Egypt Independent

Photos| Castle Zaman in Nuweiba: From exile to a magical legend



Atop a rocky hill in the Gulf of Aqaba perched a young architect, listening to a Bedouin legend of a magician called “Zaman” who, after falling in love with a princess, was exiled to live alone. The magician kept himself busy by building a fort overlooking the bay, waiting for his lover.

The young architect stood on the hill, hearing the story, and slowly fell in love with the place. He decided to live on the hill, and build there a castle that  blended the spirit of the past with modernity and name it after the magician Zaman.

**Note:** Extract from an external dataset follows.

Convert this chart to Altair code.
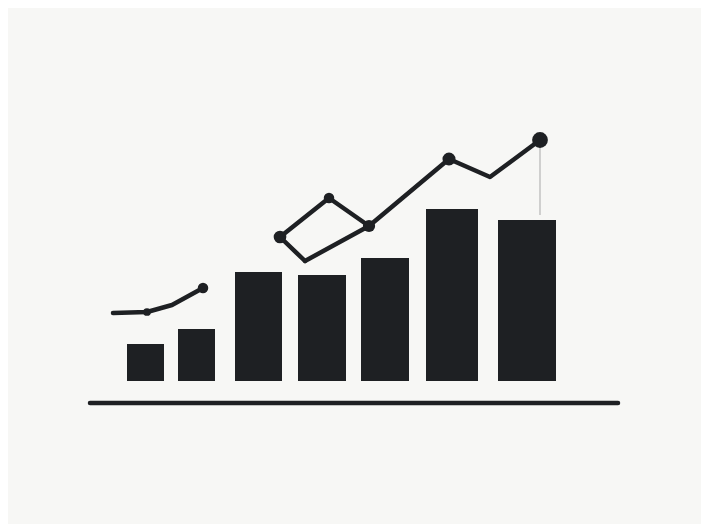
import altair as alt
import pandas as pd

# Bars: start, end (x units) and height
bar_start = [119, 170, 227, 290, 353, 418, 490]
bar_end = [156, 207, 274, 338, 401, 470, 548]
bar_height = [37, 52, 109, 106, 123, 172, 161]

# Line series (x units, y units)
seg_a_x = [105, 139, 164, 195]
seg_a_y = [68, 69, 76, 93]
seg_b_x = [297, 272, 321, 361, 441, 482, 532]
seg_b_y = [120, 144, 183, 155, 222, 204, 241]
seg_c_x = [297, 361]
seg_c_y = [120, 155]

pt_x = [139, 195, 272, 321, 361, 441, 532]
pt_y = [69, 93, 144, 183, 155, 222, 241]
pt_size = [60, 110, 160, 110, 150, 170, 250]

INK = "#1e2023"
BG = "#f7f7f5"

xs = alt.Scale(domain=[0, 693], nice=False, zero=False)
ys = alt.Scale(domain=[-143, 373], nice=False, zero=False)
noax = None

bars_df = pd.DataFrame({"x": bar_start, "x2": bar_end, "h": bar_height, "b": [0] * 7})
bars = alt.Chart(bars_df).mark_rect(color=INK).encode(
    x=alt.X("x:Q", scale=xs, axis=noax),
    x2="x2:Q",
    y=alt.Y("b:Q", scale=ys, axis=noax),
    y2="h:Q",
)

lines_df = pd.concat([
    pd.DataFrame({"x": seg_a_x, "y": seg_a_y, "g": "a", "o": range(len(seg_a_x))}),
    pd.DataFrame({"x": seg_b_x, "y": seg_b_y, "g": "b", "o": range(len(seg_b_x))}),
    pd.DataFrame({"x": seg_c_x, "y": seg_c_y, "g": "c", "o": range(len(seg_c_x))}),
])
lines = alt.Chart(lines_df).mark_line(color=INK, strokeWidth=4.5, strokeJoin="round", strokeCap="round").encode(
    x=alt.X("x:Q", scale=xs, axis=noax),
    y=alt.Y("y:Q", scale=ys, axis=noax),
    detail="g:N",
    order="o:Q",
)

pts_df = pd.DataFrame({"x": pt_x, "y": pt_y, "s": pt_size})
pts = alt.Chart(pts_df).mark_circle(color=INK, opacity=1).encode(
    x=alt.X("x:Q", scale=xs, axis=noax),
    y=alt.Y("y:Q", scale=ys, axis=noax),
    size=alt.Size("s:Q", scale=None, legend=None),
)

faint_df = pd.DataFrame({"x": [532], "y": [236], "y2": [166]})
faint = alt.Chart(faint_df).mark_rule(color="#9a9a9a", strokeWidth=1.2, opacity=0.7).encode(
    x=alt.X("x:Q", scale=xs, axis=noax),
    y=alt.Y("y:Q", scale=ys, axis=noax),
    y2="y2:Q",
)

base_df = pd.DataFrame({"x": [82], "x2": [610], "y": [-22]})
baseline = alt.Chart(base_df).mark_rule(color=INK, strokeWidth=4.5, strokeCap="round").encode(
    x=alt.X("x:Q", scale=xs, axis=noax),
    x2="x2:Q",
    y=alt.Y("y:Q", scale=ys, axis=noax),
)

chart = alt.layer(faint, bars, baseline, lines, pts).properties(
    width=693, height=516, padding=0,
    autosize=alt.AutoSizeParams(type="none"),
    background=BG,
).configure_view(stroke=None, fill=BG)

chart.save("out.html", embed_options={"renderer": "svg", "actions": False})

Castle Zaman was built by engineer Hany Rushdie on a hill rising 35 meters above sea level, 25 kilometers from the city of Nuweiba in South Sinai. At first glance, it is guaranteed to steal your heart. 

The castle is a beautiful oasis that embraces the golden sands, the Sinai mountains, and Red Sea waters to create a vibrant real-life painting.

The interior design of the castle is no less beautiful, as the furniture is made of natural wood. The castle’s entrance and main hall feature traditional kilim carpets, pillows, and fabric curtains. In the center is a copper fountain held up by tree roots.

The castle includes a bar equipped with modern sound system that opens to a balcony overlooking the beachfront. 

A candle-lit dining hall features tables and chairs made of natural wood and utensils made from clay. Food is slow-cooked in the fireplace for hours, creating decadent dishes that can only be found at the castle. 

Cooking food has a special philosophy at Castle Zaman, and resembles the dishes created in Italy in the late 1980’s in protest against the spread of fast-food restaurants. The meals can be enjoyed in the dining room or outside on the balcony and the castle’s front yard.

The castle also has a reading hall and small library, where guests can lose themselves in a book for hours.

An Islamic-style sitting room with windows overlooking the Red Sea features a Bedouin sofa, a kilim rug, candle holders, and a stone coffee table with natural wood bases.

Rushdie, the castle’s owner, has a two-room suite: the lower room consisting of a wooden office riddled with charming artifacts, including a Bedouin dagger and an old telephone dating back to the early twentieth century.

The stairs lead you through a hole in the wooden ceiling into a simple bedroom with an enormous bed under a window overlooking the sea.

The castle’s bathrooms mix modernity with history, featuring a simple modern metal faucet with a stone basin sink and a candlelit bathtub made from limestone.

The minimalist balcony has handrails and pergolas made from natural wooden logs mixed with sticks and palm branches.

The castle contains a swimming pool shaped like a lake, whose waters match the color of the sea. 

Finally, there are secret passageways below that castle that lead to its so-called treasure room.

In order to enter the basement, you have to grab an iron chain that opens a wooden door and walk through a dimly-lit tunnel decorated with Bedouin heritage crafts.